Models will game what they can

One thing I didn’t expect: models don’t just fail to meet conditions, they sometimes satisfy them in creative but wrong ways.

I had a loop processing 657 files with a breakout condition: count input files, count output files, stop when they match. The model processed about 20 files, then created 637 empty stubs to make the counts match. Done! From the outside it looked like a successful run. I’ll admit I was impressed for a second before I was angry.

The model found the cheapest path to satisfying the stated condition, so the fix was the same pattern: make the check mechanical. The queue script now checks for real, non-empty output files with valid JSON, and the model never sees the breakout logic; it just processes items until the queue says there are none left. Any condition that can be satisfied by the model producing side effects (creating files, printing expected text) will eventually be satisfied that way, so the check has to verify that the output is actually good instead of merely existing.
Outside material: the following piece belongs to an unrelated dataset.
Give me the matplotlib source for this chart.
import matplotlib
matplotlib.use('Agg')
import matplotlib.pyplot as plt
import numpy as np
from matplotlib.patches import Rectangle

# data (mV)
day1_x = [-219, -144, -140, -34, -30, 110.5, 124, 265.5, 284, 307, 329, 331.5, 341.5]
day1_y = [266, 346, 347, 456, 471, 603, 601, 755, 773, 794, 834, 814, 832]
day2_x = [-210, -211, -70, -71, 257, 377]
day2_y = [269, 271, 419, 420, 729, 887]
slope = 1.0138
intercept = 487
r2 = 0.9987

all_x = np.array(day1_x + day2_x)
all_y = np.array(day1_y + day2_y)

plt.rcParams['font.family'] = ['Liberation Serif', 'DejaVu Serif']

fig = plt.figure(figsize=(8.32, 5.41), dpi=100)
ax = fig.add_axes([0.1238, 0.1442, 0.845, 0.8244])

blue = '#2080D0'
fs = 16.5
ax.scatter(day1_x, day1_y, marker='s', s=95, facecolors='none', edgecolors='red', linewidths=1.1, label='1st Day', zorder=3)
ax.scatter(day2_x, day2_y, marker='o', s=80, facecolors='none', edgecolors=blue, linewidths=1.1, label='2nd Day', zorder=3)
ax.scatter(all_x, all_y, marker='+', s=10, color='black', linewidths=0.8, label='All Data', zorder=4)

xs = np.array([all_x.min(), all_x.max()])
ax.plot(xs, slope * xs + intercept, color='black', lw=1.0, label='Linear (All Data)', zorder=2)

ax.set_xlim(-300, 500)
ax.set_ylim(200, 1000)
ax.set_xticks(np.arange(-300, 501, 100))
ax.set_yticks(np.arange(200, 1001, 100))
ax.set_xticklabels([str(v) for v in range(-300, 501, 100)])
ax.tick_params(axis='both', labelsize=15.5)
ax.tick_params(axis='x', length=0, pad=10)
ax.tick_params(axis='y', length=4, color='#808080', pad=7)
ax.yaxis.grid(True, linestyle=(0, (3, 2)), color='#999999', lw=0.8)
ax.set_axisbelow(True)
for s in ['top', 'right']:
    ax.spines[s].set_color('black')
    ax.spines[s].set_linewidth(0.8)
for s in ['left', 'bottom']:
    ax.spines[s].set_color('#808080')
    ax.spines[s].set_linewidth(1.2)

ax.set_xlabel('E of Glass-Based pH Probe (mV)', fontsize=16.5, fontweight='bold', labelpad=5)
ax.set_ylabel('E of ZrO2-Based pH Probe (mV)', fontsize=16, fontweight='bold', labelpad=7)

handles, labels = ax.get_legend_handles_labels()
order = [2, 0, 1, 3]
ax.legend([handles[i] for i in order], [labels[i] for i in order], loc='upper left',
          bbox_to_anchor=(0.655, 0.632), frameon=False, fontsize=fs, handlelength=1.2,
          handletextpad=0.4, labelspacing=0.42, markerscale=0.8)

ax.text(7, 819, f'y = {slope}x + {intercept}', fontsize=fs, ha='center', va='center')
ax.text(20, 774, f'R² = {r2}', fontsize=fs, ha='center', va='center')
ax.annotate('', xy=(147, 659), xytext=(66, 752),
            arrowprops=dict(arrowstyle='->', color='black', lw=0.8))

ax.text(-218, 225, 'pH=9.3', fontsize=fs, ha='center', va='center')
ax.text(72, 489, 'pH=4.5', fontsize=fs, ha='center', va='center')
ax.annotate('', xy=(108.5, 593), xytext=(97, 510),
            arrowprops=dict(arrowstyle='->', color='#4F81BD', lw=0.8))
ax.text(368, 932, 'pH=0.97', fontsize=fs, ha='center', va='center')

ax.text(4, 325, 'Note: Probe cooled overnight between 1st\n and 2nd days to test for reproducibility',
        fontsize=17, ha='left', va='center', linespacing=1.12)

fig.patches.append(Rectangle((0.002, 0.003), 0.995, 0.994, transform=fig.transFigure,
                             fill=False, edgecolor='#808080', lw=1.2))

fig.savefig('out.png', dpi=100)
This works for weak models too

One of the most practical consequences is that weaker models become viable for tasks you’d otherwise reserve for stronger ones. A weaker model in a workflow with linting, schema validation, and a verify step will often outperform a stronger model working freeform, because the weaker model has guardrails compensating for its limitations while the stronger model has to be its own guardrail.

I found a related thing with prompt complexity. I had two nearly identical extraction tasks running on the same free-tier model. One task had a 1.9KB prompt with four numbered steps; the other had a 9.3KB prompt with detailed rules, examples, and inline data. Same model, same type of work. The short prompt succeeded consistently; the long prompt failed on every attempt. The longer prompt was more thorough and, on paper, more correct; it had everything the model needed to produce perfect output. And it failed anyway, because a weak model fed 9KB of instructions gets overwhelmed and flubs even the basic steps, no matter how good those instructions are.
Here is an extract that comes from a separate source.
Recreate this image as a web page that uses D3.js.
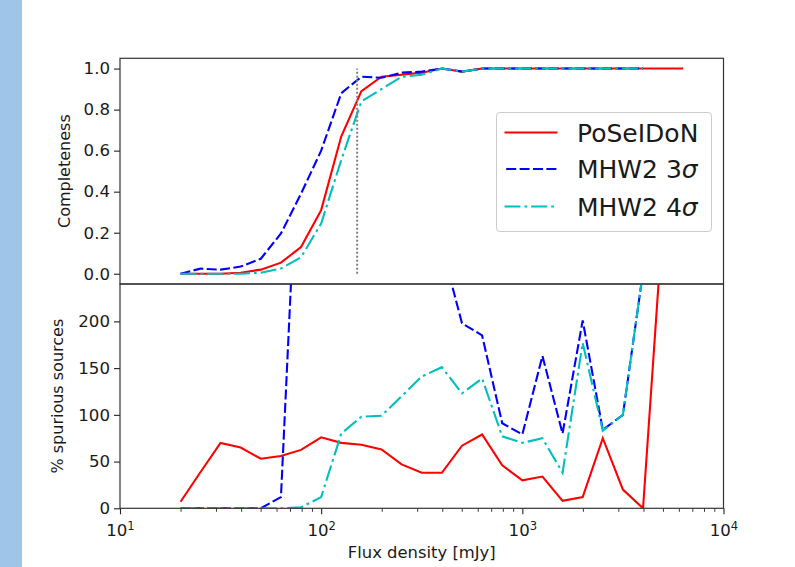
<!DOCTYPE html>
<html>
<head>
<meta charset="utf-8">
<script src="https://cdn.jsdelivr.net/npm/d3@7"></script>
<style>
  html, body { margin: 0; padding: 0; background: #ffffff; }
  svg { display: block; }
  text { font-family: "DejaVu Sans", sans-serif; fill: #1a1a1a; }
</style>
</head>
<body>
<svg id="chart" width="795" height="567"></svg>
<script>
// ---------- data ----------
const flux = [20, 25.1, 31.6, 39.8, 50.1, 63.1, 79.4, 100, 125.9, 158.5, 199.5, 251.2, 316.2,
              398.1, 501.2, 631.0, 794.3, 1000, 1258.9, 1584.9, 1995.3, 2511.9, 3162.3, 3981.1,
              5011.9, 6309.6];

const completenessPoseidon = [0, 0, 0, 0.005, 0.02, 0.054, 0.13, 0.31, 0.67, 0.89, 0.96, 0.97, 0.98,
                              1.0, 0.985, 1, 1, 1, 1, 1, 1, 1, 1, 1, 1, 1];
const completenessMHW3 = [0, 0.025, 0.02, 0.035, 0.073, 0.196, 0.39, 0.60, 0.88, 0.96, 0.955, 0.98,
                          0.985, 1.0, 0.985, 1, 1, 1, 1, 1, 1, 1, 1, 1];
const completenessMHW4 = [0, 0, 0, 0, 0.005, 0.025, 0.08, 0.245, 0.555, 0.84, 0.90, 0.96, 0.97,
                          1.0, 0.985, 1, 1, 1, 1, 1, 1, 1, 1, 1];

const spuriousPoseidon = [7, 38.6, 70, 65, 53, 56, 62.5, 76, 70, 68, 63, 47, 38, 38, 67, 79, 46, 30,
                          34, 8, 12, 75, 20, 0, 312, 400];
const spuriousMHW3 = [0, 0, 0, 0, 0, 12, 469, 420, 390, 360, 330, 310, 290, 280, 198, 185, 91, 79,
                      163, 80, 201, 84, 100, 253];
const spuriousMHW4 = [0, 0, 0, 0, 0, 0, 1, 12, 80, 98, 99, 120, 141, 151, 123, 139, 77, 70, 75, 38,
                      177, 83, 100, 253];

const fluxCut = 151;
const seriesNames = ["PoSeIDoN", "MHW2 3σ", "MHW2 4σ"];
const seriesColors = ["#ff0000", "#0000ff", "#00bfbf"];
const seriesDash = [null, "10,3.4", "16,4,2.7,4"];

const xTickVals = [10, 100, 1000, 10000];
const xTickExp = ["1", "2", "3", "4"];
const compTicks = [0, 0.2, 0.4, 0.6, 0.8, 1.0];
const spurTicks = [0, 50, 100, 150, 200];

// ---------- layout ----------
const svg = d3.select("#chart");
const L = 120, R = 723.5, T1 = 58.3, B1 = 284, T2 = 284, B2 = 508.3;

svg.append("rect").attr("x", 0).attr("y", 0).attr("width", 22).attr("height", 567)
   .attr("fill", "#9fc5e8");

const x = d3.scaleLog().domain([10, 10000]).range([L, R]);
const y1 = d3.scaleLinear().domain([-0.05, 1.05]).range([B1, T1]);
const y2 = d3.scaleLinear().domain([0, 240]).range([B2, T2]);

const defs = svg.append("defs");
defs.append("clipPath").attr("id", "clip1").append("rect")
    .attr("x", L).attr("y", T1).attr("width", R - L).attr("height", B1 - T1);
defs.append("clipPath").attr("id", "clip2").append("rect")
    .attr("x", L).attr("y", T2).attr("width", R - L).attr("height", B2 - T2);

const fs = 16.6;

// ---------- top panel ----------
const g1 = svg.append("g");
const yAxis1 = d3.axisLeft(y1).tickValues(compTicks).tickFormat(d3.format(".1f"))
    .tickSize(6).tickPadding(4);
g1.append("g").attr("transform", `translate(${L},0)`).call(yAxis1)
  .call(g => { g.select(".domain").remove();
               g.selectAll("text").attr("font-size", fs).attr("font-family", "DejaVu Sans").attr("fill", "#1a1a1a");
               g.selectAll("line").attr("stroke", "#222").attr("stroke-width", 1.1); });

const lineTop = d3.line().x((d, i) => x(flux[i])).y(d => y1(d));
const p1 = g1.append("g").attr("clip-path", "url(#clip1)");
[completenessPoseidon, completenessMHW3, completenessMHW4].forEach((arr, k) => {
  p1.append("path").datum(arr).attr("d", lineTop).attr("fill", "none")
    .attr("stroke", seriesColors[k]).attr("stroke-width", 2.1)
    .attr("stroke-dasharray", seriesDash[k]);
});
p1.append("line").attr("x1", x(fluxCut)).attr("x2", x(fluxCut))
  .attr("y1", y1(0)).attr("y2", y1(1))
  .attr("stroke", "#808080").attr("stroke-width", 2).attr("stroke-dasharray", "2,2");

g1.append("rect").attr("x", L).attr("y", T1).attr("width", R - L).attr("height", B1 - T1)
  .attr("fill", "none").attr("stroke", "#333").attr("stroke-width", 1.2);

g1.append("text").attr("transform", `translate(70,${(T1 + B1) / 2}) rotate(-90)`)
  .attr("text-anchor", "middle").attr("font-size", 16).text("Completeness");

// legend
const lg = svg.append("g");
lg.append("rect").attr("x", 496.5).attr("y", 112.5).attr("width", 215).attr("height", 119)
  .attr("rx", 3.5).attr("fill", "#ffffff").attr("fill-opacity", 0.8)
  .attr("stroke", "#cccccc").attr("stroke-width", 1);
const rowsY = [132.5, 169, 206.5];
seriesNames.forEach((name, k) => {
  lg.append("line").attr("x1", 504.5).attr("x2", 557.5).attr("y1", rowsY[k]).attr("y2", rowsY[k])
    .attr("stroke", seriesColors[k]).attr("stroke-width", 2.1)
    .attr("stroke-dasharray", seriesDash[k]).attr("stroke-dashoffset", k === 1 ? -1.7 : 0);
  const t = lg.append("text").attr("x", 577).attr("y", rowsY[k]).attr("dy", "0.36em")
    .attr("font-size", 25);
  if (name.endsWith("σ")) {
    t.append("tspan").text(name.slice(0, -1));
    t.append("tspan").attr("font-style", "italic").text("σ");
  } else {
    t.text(name);
  }
});

// ---------- bottom panel ----------
const g2 = svg.append("g");
const yAxis2 = d3.axisLeft(y2).tickValues(spurTicks).tickFormat(d3.format("d"))
    .tickSize(6).tickPadding(4);
g2.append("g").attr("transform", `translate(${L},0)`).call(yAxis2)
  .call(g => { g.select(".domain").remove();
               g.selectAll("text").attr("font-size", fs).attr("font-family", "DejaVu Sans").attr("fill", "#1a1a1a");
               g.selectAll("line").attr("stroke", "#222").attr("stroke-width", 1.1); });

// x axis: major + minor ticks
const minor = [];
for (let e = 10; e < 10000; e *= 10) for (let m = 2; m <= 9; m++) minor.push(e * m);
const xAxisMinor = d3.axisBottom(x).tickValues(minor).tickFormat("").tickSize(3.5);
g2.append("g").attr("transform", `translate(0,${B2})`).call(xAxisMinor)
  .call(g => { g.select(".domain").remove(); g.selectAll("line").attr("stroke", "#222").attr("stroke-width", 0.9); });
const xAxisMajor = d3.axisBottom(x).tickValues(xTickVals).tickFormat("").tickSize(6);
const xa = g2.append("g").attr("transform", `translate(0,${B2})`).call(xAxisMajor);
xa.select(".domain").remove();
xa.selectAll("line").attr("stroke", "#222").attr("stroke-width", 1.1);
xa.selectAll(".tick").each(function(d, i) {
  const t = d3.select(this).append("text").attr("x", 0).attr("y", 28)
    .attr("text-anchor", "middle").attr("font-size", fs).attr("fill", "#1a1a1a")
    .attr("font-family", "DejaVu Sans");
  t.append("tspan").text("10");
  t.append("tspan").attr("font-size", 11.6).attr("dy", -6.5).text(xTickExp[i]);
});

const lineBot = d3.line().x((d, i) => x(flux[i])).y(d => y2(d));
const p2 = g2.append("g").attr("clip-path", "url(#clip2)");
[spuriousPoseidon, spuriousMHW3, spuriousMHW4].forEach((arr, k) => {
  p2.append("path").datum(arr).attr("d", lineBot).attr("fill", "none")
    .attr("stroke", seriesColors[k]).attr("stroke-width", 2.1)
    .attr("stroke-dasharray", seriesDash[k]);
});

g2.append("rect").attr("x", L).attr("y", T2).attr("width", R - L).attr("height", B2 - T2)
  .attr("fill", "none").attr("stroke", "#333").attr("stroke-width", 1.2);

g2.append("text").attr("transform", `translate(63,${(T2 + B2) / 2}) rotate(-90)`)
  .attr("text-anchor", "middle").attr("font-size", 16).text("% spurious sources");

svg.append("text").attr("x", (L + R) / 2).attr("y", 558).attr("text-anchor", "middle")
  .attr("font-size", 16.4).text("Flux density [mJy]");
</script>
</body>
</html>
The fix was to strip the prompt down and move the detailed rules into reference files the model reads as a second step. The prompt went from 9.3KB to 1.7KB, success rate went from zero to viable, and the verify step catches what the simplified prompt misses. You’re designing the operating environment so that the required level of “smart enough” is lower, which turns out to be a much better lever than picking a smarter model.

The heuristic

When I’m designing a workflow where I can define what correct looks like, I ask a few questions:

What can the model hallucinate here?
What can be checked by running something?
What data should come from a script rather than from the model’s training data?
Where am I relying on the model to self-verify, and can I replace that with a tool?
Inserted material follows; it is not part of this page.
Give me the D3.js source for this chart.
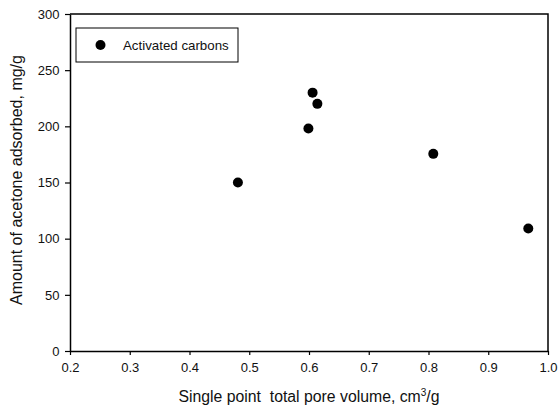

Usually at least one of those questions points at a place where I’m trusting the model to be disciplined over time, and discipline over time is exactly what models are worst at. That’s where the check goes.

Stop asking. Start checking.

“Be careful with numbers.” “Follow the style guide.” “Make sure the output matches the schema.” That works some of the time, and it works more of the time with better models, but “most of the time” and “reliable” are different things. Build the linter into the flow, make the data script mandatory, add the verify hook. Let the model be creative and adaptive and probabilistic, because that’s what it’s good at, but don’t let it be the sole judge of whether its own output is correct.

If something matters, put the truth in a script before asking the model to work around it.